● **SOURCE EXCERPT**:

>>>>

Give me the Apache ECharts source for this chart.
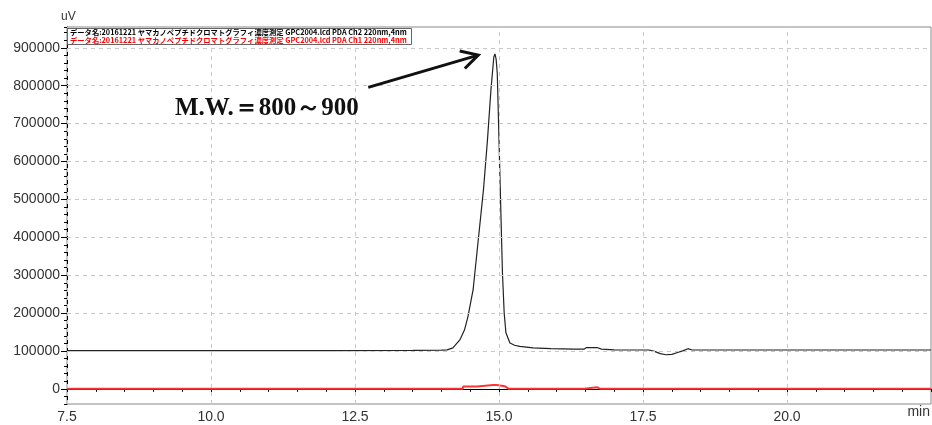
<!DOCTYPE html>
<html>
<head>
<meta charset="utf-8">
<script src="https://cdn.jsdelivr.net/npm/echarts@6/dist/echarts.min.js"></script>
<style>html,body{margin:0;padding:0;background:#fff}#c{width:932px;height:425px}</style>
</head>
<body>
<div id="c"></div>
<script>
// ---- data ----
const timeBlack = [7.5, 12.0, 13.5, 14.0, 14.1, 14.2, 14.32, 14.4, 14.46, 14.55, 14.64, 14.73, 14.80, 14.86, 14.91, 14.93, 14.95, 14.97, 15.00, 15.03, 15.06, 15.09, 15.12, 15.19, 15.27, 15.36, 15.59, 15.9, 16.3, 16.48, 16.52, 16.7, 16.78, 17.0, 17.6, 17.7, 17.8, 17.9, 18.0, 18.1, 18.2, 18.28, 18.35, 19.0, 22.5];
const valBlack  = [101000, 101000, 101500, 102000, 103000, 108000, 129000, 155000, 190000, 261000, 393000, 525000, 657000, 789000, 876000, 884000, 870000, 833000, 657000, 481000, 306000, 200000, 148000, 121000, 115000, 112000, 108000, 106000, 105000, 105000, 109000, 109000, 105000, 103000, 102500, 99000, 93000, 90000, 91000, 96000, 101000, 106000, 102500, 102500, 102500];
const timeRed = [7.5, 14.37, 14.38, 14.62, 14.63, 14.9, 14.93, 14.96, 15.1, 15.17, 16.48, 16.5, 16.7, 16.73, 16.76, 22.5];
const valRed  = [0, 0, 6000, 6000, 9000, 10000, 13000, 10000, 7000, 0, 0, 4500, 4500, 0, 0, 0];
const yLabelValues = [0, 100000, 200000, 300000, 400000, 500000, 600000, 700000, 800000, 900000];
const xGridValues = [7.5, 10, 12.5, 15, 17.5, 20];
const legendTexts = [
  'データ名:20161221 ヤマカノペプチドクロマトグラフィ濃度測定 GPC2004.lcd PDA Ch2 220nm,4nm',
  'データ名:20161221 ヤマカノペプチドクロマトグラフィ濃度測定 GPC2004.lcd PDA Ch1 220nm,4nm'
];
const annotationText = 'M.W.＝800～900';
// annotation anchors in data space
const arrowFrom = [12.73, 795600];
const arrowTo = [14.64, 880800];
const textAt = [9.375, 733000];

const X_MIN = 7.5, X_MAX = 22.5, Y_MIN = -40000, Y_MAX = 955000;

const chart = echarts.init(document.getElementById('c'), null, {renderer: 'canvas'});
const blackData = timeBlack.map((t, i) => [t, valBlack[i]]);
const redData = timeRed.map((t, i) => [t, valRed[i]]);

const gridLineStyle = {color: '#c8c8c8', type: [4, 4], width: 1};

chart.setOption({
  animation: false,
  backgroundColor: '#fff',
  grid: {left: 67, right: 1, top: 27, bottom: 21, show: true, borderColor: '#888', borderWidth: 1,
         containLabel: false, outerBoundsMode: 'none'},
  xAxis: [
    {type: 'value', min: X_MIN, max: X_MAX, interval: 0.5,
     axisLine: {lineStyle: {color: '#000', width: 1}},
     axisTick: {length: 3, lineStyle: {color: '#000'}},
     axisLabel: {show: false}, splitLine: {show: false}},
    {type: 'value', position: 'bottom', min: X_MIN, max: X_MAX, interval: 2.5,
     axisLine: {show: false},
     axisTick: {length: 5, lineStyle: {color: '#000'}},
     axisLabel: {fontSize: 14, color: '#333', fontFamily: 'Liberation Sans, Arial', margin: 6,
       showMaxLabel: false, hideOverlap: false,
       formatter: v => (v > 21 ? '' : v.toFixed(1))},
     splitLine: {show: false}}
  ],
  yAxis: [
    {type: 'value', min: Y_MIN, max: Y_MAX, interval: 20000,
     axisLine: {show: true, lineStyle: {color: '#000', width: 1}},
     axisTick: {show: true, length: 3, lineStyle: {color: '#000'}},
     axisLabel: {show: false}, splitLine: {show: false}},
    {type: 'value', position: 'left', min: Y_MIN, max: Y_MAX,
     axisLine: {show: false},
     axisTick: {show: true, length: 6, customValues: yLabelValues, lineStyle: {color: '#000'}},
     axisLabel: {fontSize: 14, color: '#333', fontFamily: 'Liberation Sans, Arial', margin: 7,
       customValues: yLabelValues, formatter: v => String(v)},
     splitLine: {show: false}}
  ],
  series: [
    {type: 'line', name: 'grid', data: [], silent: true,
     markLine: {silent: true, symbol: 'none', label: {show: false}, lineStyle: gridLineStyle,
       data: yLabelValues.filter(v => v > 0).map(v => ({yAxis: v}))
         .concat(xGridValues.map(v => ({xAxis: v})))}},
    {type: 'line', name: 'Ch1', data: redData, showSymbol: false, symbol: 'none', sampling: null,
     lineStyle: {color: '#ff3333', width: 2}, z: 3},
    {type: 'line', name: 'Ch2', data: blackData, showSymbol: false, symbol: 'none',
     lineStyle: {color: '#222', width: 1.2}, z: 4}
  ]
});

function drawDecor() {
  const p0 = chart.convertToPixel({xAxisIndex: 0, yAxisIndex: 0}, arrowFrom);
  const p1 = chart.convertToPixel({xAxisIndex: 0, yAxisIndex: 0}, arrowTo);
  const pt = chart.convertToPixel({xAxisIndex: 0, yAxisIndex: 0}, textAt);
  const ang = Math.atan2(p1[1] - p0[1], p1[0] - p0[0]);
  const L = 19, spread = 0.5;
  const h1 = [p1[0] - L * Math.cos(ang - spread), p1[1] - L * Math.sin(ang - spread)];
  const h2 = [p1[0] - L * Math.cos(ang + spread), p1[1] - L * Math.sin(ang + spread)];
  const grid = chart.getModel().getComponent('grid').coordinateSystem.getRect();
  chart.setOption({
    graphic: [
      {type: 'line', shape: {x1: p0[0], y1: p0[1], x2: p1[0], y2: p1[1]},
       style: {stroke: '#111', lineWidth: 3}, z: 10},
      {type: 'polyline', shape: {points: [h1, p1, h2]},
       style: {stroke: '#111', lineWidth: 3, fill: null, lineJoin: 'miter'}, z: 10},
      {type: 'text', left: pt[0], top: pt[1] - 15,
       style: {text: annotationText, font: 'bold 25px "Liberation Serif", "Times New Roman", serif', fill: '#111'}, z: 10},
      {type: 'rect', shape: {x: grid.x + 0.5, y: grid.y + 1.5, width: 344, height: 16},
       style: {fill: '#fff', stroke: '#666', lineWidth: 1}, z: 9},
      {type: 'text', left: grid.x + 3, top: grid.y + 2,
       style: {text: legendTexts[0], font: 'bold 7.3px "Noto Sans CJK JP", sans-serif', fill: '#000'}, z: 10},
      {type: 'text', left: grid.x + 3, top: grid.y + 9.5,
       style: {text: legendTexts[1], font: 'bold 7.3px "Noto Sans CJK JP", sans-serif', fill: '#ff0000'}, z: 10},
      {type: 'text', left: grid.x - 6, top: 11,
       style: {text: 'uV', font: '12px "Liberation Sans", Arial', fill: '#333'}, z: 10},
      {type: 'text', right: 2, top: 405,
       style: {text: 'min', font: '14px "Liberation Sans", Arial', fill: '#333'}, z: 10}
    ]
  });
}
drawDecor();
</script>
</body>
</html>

<<<<

● **WHAT IS NEEDED**: Up to and including the line containing "const X_MIN = 7.5, X_MAX", repeat every line from the start of the data, but none of the pictures.

● **EXPECTED ANSWER**:
Give me the Apache ECharts source for this chart.
<!DOCTYPE html>
<html>
<head>
<meta charset="utf-8">
<script src="https://cdn.jsdelivr.net/npm/echarts@6/dist/echarts.min.js"></script>
<style>html,body{margin:0;padding:0;background:#fff}#c{width:932px;height:425px}</style>
</head>
<body>
<div id="c"></div>
<script>
// ---- data ----
const timeBlack = [7.5, 12.0, 13.5, 14.0, 14.1, 14.2, 14.32, 14.4, 14.46, 14.55, 14.64, 14.73, 14.80, 14.86, 14.91, 14.93, 14.95, 14.97, 15.00, 15.03, 15.06, 15.09, 15.12, 15.19, 15.27, 15.36, 15.59, 15.9, 16.3, 16.48, 16.52, 16.7, 16.78, 17.0, 17.6, 17.7, 17.8, 17.9, 18.0, 18.1, 18.2, 18.28, 18.35, 19.0, 22.5];
const valBlack  = [101000, 101000, 101500, 102000, 103000, 108000, 129000, 155000, 190000, 261000, 393000, 525000, 657000, 789000, 876000, 884000, 870000, 833000, 657000, 481000, 306000, 200000, 148000, 121000, 115000, 112000, 108000, 106000, 105000, 105000, 109000, 109000, 105000, 103000, 102500, 99000, 93000, 90000, 91000, 96000, 101000, 106000, 102500, 102500, 102500];
const timeRed = [7.5, 14.37, 14.38, 14.62, 14.63, 14.9, 14.93, 14.96, 15.1, 15.17, 16.48, 16.5, 16.7, 16.73, 16.76, 22.5];
const valRed  = [0, 0, 6000, 6000, 9000, 10000, 13000, 10000, 7000, 0, 0, 4500, 4500, 0, 0, 0];
const yLabelValues = [0, 100000, 200000, 300000, 400000, 500000, 600000, 700000, 800000, 900000];
const xGridValues = [7.5, 10, 12.5, 15, 17.5, 20];
const legendTexts = [
  'データ名:20161221 ヤマカノペプチドクロマトグラフィ濃度測定 GPC2004.lcd PDA Ch2 220nm,4nm',
  'データ名:20161221 ヤマカノペプチドクロマトグラフィ濃度測定 GPC2004.lcd PDA Ch1 220nm,4nm'
];
const annotationText = 'M.W.＝800～900';
// annotation anchors in data space
const arrowFrom = [12.73, 795600];
const arrowTo = [14.64, 880800];
const textAt = [9.375, 733000];

const X_MIN = 7.5, X_MAX = 22.5, Y_MIN = -40000, Y_MAX = 955000;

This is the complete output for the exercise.